# THE EXERCISE:
Please write out the lines of the data exactly, beginning with the first and ending with the line containing "return 1 - y / H"; leave the pictures behind.

# GIVEN MATERIAL:
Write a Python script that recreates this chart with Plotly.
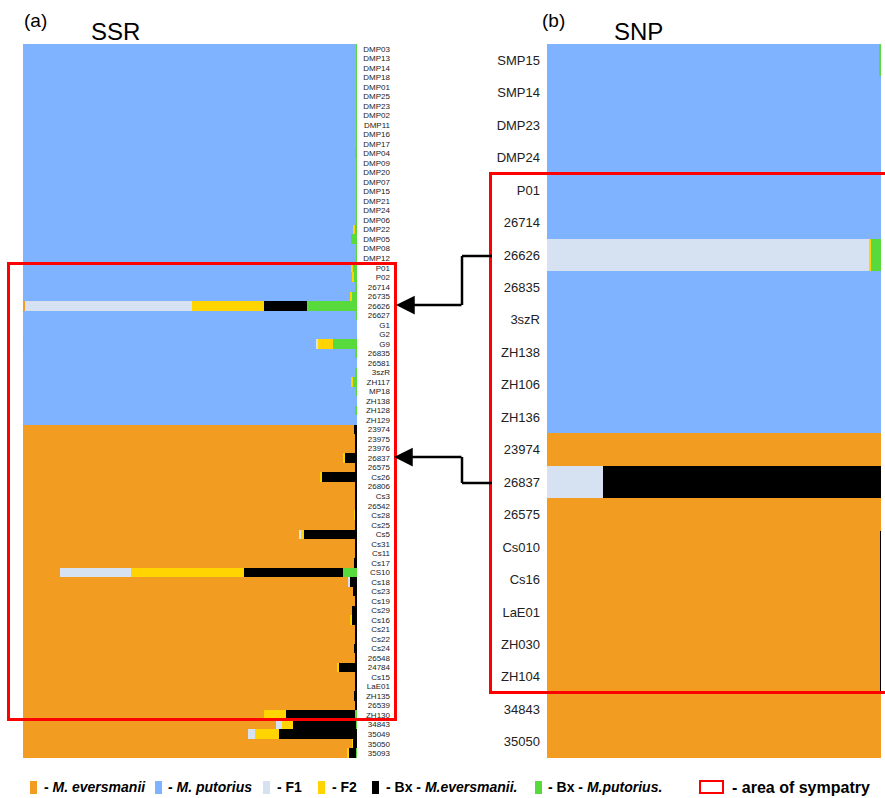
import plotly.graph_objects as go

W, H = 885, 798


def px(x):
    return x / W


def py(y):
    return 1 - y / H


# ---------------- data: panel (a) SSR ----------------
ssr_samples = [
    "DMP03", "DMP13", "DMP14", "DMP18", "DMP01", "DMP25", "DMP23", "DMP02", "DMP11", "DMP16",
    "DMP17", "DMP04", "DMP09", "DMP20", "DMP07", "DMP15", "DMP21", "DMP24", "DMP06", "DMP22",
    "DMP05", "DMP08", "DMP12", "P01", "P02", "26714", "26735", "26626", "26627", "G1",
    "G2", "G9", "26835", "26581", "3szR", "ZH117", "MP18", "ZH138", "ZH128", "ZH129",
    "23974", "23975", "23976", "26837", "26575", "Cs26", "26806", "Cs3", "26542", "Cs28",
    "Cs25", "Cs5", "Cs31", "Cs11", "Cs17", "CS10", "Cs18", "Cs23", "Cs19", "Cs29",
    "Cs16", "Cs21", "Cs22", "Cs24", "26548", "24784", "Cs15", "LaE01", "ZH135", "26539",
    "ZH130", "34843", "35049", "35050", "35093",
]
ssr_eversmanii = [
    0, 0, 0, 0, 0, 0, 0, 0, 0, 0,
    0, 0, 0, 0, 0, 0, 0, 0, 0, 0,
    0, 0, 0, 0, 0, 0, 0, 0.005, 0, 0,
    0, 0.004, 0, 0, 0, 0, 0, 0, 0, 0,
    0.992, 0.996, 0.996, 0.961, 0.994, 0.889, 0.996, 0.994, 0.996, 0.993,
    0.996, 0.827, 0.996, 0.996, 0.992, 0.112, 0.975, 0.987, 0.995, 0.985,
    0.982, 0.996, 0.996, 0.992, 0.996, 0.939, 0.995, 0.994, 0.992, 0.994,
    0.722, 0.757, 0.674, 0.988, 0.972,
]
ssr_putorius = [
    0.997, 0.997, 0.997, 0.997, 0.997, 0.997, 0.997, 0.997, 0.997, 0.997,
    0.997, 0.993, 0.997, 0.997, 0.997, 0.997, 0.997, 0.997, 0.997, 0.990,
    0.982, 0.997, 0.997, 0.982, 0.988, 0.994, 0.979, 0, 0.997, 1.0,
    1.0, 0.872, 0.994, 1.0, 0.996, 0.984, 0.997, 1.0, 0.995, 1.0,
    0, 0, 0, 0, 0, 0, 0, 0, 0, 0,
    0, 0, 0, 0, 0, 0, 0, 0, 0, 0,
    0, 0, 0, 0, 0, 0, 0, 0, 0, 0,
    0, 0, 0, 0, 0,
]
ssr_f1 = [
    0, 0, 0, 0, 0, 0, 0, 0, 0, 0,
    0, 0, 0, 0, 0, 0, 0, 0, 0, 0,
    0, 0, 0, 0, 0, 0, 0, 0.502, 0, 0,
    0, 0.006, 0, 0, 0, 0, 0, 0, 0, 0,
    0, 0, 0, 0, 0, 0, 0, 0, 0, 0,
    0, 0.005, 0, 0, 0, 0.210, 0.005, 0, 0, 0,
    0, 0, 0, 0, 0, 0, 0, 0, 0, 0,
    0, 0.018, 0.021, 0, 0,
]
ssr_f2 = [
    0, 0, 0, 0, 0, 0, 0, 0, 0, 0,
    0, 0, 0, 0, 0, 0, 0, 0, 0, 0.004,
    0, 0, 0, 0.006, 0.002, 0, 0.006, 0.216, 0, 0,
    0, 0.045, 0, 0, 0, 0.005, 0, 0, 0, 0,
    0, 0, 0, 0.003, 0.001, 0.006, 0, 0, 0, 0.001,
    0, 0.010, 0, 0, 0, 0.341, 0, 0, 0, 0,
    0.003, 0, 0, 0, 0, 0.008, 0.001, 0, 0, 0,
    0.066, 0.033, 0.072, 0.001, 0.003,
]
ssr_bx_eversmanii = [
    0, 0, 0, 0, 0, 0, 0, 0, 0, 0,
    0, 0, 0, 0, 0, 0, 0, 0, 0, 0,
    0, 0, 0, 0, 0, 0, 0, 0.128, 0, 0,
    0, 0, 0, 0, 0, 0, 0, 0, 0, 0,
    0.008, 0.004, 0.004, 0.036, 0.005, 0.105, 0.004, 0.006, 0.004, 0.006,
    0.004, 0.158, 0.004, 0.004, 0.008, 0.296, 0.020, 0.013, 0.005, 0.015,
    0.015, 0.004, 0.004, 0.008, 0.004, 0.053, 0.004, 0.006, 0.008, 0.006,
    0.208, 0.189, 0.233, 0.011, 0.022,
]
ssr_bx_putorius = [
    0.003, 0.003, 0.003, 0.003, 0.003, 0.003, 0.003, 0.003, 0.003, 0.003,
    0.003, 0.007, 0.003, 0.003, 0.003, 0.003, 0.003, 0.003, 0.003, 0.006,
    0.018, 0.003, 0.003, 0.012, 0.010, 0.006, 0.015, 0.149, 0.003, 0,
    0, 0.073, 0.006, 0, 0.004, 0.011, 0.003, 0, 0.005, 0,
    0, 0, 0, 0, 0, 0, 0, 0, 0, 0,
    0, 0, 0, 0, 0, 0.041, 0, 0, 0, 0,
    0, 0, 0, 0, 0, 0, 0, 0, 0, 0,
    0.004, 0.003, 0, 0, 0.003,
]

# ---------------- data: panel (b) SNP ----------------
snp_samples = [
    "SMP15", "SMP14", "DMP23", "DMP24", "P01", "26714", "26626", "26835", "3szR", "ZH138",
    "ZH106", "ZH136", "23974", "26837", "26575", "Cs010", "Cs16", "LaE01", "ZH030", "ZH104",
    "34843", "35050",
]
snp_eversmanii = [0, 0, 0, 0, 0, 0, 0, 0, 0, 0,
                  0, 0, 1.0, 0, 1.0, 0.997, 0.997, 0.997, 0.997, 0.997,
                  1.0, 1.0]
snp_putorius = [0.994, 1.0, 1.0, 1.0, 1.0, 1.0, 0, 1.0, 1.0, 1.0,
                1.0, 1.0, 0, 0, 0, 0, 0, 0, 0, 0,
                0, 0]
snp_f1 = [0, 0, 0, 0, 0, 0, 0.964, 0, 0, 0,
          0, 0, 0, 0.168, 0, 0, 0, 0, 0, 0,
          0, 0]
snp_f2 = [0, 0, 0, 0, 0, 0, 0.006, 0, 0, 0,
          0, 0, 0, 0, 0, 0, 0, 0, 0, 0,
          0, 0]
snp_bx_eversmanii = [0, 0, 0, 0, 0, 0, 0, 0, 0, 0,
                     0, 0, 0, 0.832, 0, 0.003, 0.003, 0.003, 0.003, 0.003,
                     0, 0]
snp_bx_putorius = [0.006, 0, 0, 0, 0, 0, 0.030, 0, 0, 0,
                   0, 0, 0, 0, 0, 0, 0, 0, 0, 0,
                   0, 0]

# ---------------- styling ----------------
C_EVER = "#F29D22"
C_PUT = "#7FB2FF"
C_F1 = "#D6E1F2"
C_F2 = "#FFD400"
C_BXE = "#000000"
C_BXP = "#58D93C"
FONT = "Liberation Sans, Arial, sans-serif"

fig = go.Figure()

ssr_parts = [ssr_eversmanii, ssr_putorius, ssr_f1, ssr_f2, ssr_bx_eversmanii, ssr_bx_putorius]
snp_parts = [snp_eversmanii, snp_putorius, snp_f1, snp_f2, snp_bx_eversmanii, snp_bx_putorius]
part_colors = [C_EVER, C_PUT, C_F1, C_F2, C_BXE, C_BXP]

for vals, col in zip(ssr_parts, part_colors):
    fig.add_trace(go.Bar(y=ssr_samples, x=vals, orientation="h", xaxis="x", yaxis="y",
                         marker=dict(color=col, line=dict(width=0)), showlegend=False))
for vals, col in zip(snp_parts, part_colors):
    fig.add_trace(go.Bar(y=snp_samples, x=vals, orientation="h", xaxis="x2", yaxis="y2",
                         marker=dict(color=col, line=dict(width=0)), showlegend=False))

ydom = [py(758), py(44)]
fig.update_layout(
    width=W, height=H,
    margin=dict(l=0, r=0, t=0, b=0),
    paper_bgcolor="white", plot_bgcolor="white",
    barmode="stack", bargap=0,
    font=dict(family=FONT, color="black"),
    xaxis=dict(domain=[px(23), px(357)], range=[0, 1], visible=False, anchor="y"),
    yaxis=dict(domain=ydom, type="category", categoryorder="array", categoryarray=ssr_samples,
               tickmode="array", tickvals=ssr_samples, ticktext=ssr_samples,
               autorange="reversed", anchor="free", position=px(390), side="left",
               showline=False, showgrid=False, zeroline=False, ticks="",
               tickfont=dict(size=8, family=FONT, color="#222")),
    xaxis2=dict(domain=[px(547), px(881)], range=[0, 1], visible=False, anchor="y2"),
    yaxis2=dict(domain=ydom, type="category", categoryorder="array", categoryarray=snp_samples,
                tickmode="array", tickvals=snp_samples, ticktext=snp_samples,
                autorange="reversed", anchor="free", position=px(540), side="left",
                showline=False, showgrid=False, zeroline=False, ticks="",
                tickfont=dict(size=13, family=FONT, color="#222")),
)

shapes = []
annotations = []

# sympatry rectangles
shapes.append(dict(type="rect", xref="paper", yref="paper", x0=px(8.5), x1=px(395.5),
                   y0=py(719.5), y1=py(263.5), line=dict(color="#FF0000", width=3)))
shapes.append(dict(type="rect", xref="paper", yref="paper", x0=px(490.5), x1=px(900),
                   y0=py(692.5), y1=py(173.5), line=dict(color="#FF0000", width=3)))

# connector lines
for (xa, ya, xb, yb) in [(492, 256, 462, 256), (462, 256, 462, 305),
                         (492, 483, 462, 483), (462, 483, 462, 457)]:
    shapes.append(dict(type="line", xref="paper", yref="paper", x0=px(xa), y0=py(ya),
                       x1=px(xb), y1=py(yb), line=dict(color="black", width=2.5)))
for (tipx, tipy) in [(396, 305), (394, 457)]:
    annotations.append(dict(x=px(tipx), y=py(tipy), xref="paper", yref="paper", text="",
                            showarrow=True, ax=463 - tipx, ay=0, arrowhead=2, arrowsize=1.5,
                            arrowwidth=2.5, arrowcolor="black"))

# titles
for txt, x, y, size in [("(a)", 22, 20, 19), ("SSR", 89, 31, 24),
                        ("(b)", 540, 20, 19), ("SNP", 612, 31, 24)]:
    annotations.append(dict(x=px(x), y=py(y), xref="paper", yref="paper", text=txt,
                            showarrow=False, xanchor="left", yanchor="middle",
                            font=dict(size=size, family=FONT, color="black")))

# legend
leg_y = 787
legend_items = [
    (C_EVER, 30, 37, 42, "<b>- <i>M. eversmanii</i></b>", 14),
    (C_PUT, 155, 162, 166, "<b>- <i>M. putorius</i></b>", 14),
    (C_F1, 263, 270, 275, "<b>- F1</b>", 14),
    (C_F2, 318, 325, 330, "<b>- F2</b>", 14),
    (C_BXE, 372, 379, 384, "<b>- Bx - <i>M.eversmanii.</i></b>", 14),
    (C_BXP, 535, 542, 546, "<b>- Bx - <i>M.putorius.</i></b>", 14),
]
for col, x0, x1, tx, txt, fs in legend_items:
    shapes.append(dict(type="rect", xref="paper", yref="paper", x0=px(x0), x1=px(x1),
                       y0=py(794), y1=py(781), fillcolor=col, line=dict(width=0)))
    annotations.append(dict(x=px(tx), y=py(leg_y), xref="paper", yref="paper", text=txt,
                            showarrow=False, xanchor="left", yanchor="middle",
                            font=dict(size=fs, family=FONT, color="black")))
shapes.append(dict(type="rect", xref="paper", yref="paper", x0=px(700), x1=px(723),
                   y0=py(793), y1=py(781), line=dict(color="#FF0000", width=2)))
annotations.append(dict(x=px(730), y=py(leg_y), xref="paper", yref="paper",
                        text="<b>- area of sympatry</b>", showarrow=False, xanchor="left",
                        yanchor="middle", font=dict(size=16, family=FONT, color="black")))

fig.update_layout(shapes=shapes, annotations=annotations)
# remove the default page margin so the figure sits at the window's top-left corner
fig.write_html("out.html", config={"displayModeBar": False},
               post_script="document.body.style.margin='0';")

# SOLUTION FOR THIS EXERCISE:
Write a Python script that recreates this chart with Plotly.
import plotly.graph_objects as go

W, H = 885, 798


def px(x):
    return x / W


def py(y):
    return 1 - y / H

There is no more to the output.